Yesterday, for example: we almost managed to avoid the day’s main event and tourist attraction, the Pride March.* We did have to scoot around a few barriers, though, and avoid a few crowds of pre-march spectators, because the main reason we wanted to go to London was for the current exhibition at The Photographers Gallery: *The Family And The Land, a retrospective on the American photographer Sally Mann. Mann became well-known\* for a series of photos she took of her children, growing up, twenty-five years ago. From there, as the exhibition title suggests, she moved on to the past of her homeland, taking landscapes of American Civil War locations, before, more recently, producing a series on death and decay, literally: decaying bodies, outdoors, at a forensics research lab. Much of her work has been produced using 19th-century techniques: the wet-plate process, which requires its own portable darkroom. The photographer dips a glass plate firstly in a solution of nitrocellulose, then in one of the usual photographic silver salt solutions; then it is exposed, quickly, before it dries.

When we look at a photograph, we respond to subconscious cues as much as we do to our conscious view of the image. That’s why photos taken with tilt-shift lenses, or fiddled to look like they have been, look like photos of tiny models. Moreover, wet-plate photographs have a very particular look to them: a sharpness of grain but a softness from the antique lens; a time-exposure blur and a particular tonal range. So, if you know a little photography and you look at a Sally Mann photograph, it looks like something that has jumped out of the past. A valley whose river is time-blurred to mercury smoothness looks like something produced by a 19th-century war reporter; and a decaying corpse could have died decade after decade ago.

After visiting the Photographers Gallery, we wandered across London to the Truman Brewery on Brick Lane, to see the Free Range graduation art show, collecting new art graduates from all over the country. It is an utterly massive show, its displays changing weekly, and each display enormous in itself. We were amused to see places we recognised in a handful of the works: line-drawings of buildings in Bristol, and photos of UFOs over Inverkeithing.*** Being a graduation show, it did seem slightly discordant and mixed-together; possibly even patchy in parts. I found myself wondering, at one point, what art students do when their ideas don’t match their budget, and if any of them ever felt constrained by the limits of their budget and their courses’ deadlines. I wondered what the photography graduates would have done with a wet-plate camera, and whether modern photography is the better for being less of a craft.

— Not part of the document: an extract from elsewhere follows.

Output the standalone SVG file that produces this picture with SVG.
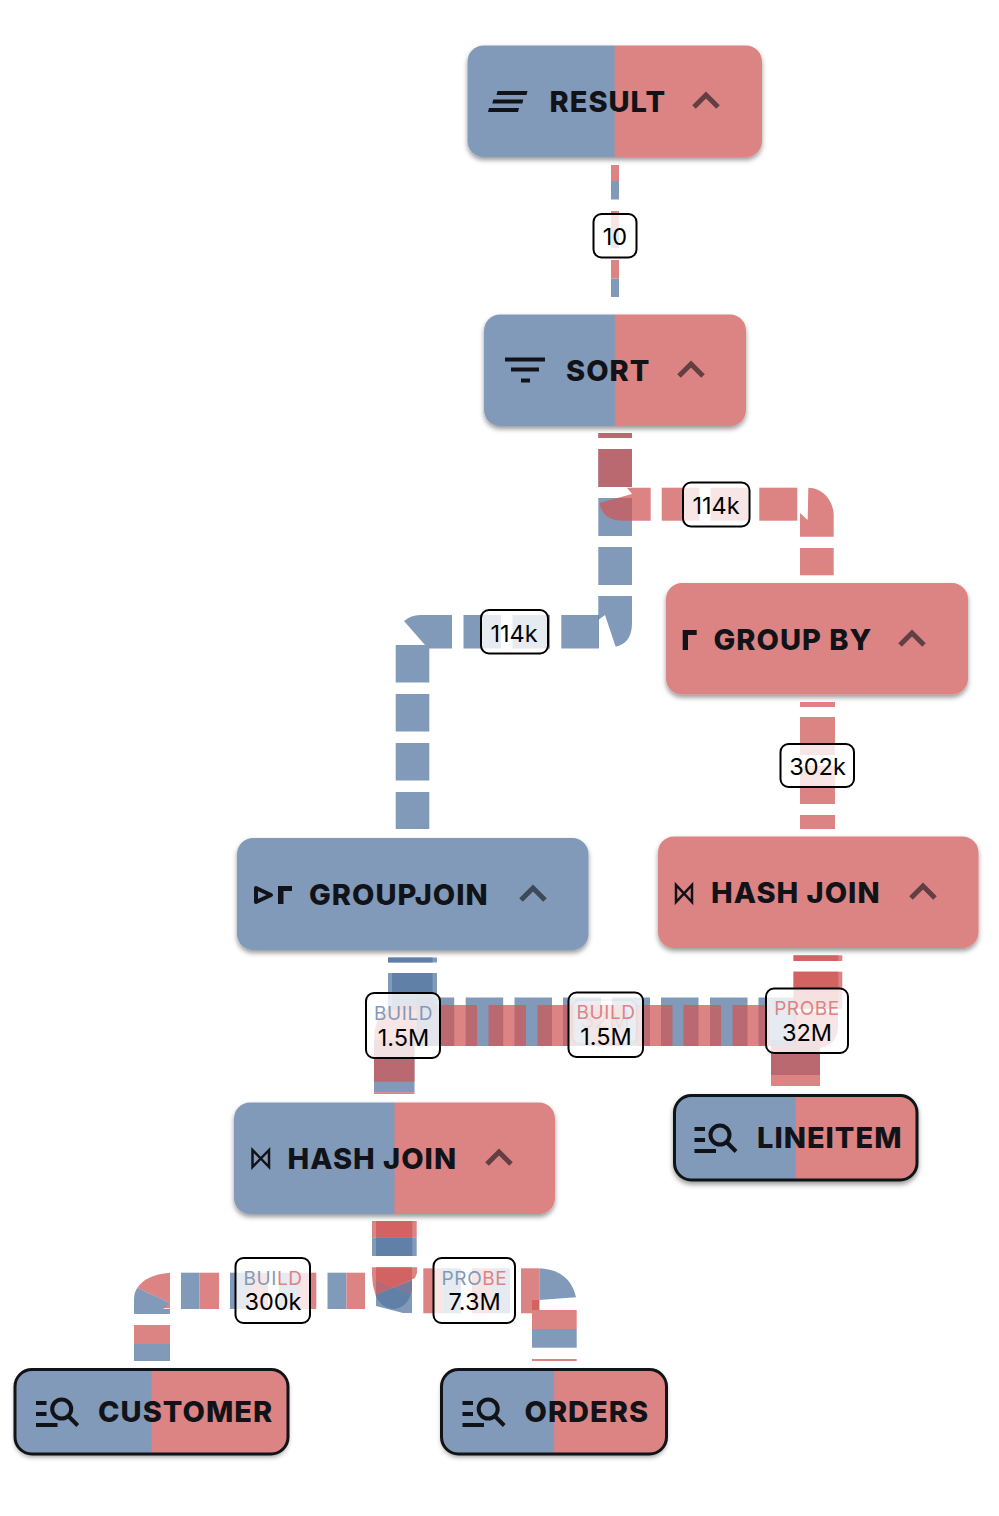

By the time we left Free Range, we were, I have to say, almost entirely arted out. We did manage to fit in another couple of smaller shows; but the amount of art we’d seen had filled our heads up to the brim. We filled the rest of our evening by ambling around on London buses; again, avoiding the crowds. London might be a nice place to visit; but if we lived there, we’d end up always finding too much to do. Best to keep it at a distance: we can always pop over for a day, when we want to be inspired

* although we did spot one butch lesbian in bondage gear and rubber hotpants having her photo taken by a passing tourist.

** indeed, infamous.

*** The UFOs over Inverkeithing were by an Edinburgh College of Art graduate called Andrew Jay Harvey; and we think the Bristol buildings were by Emily Ejderos.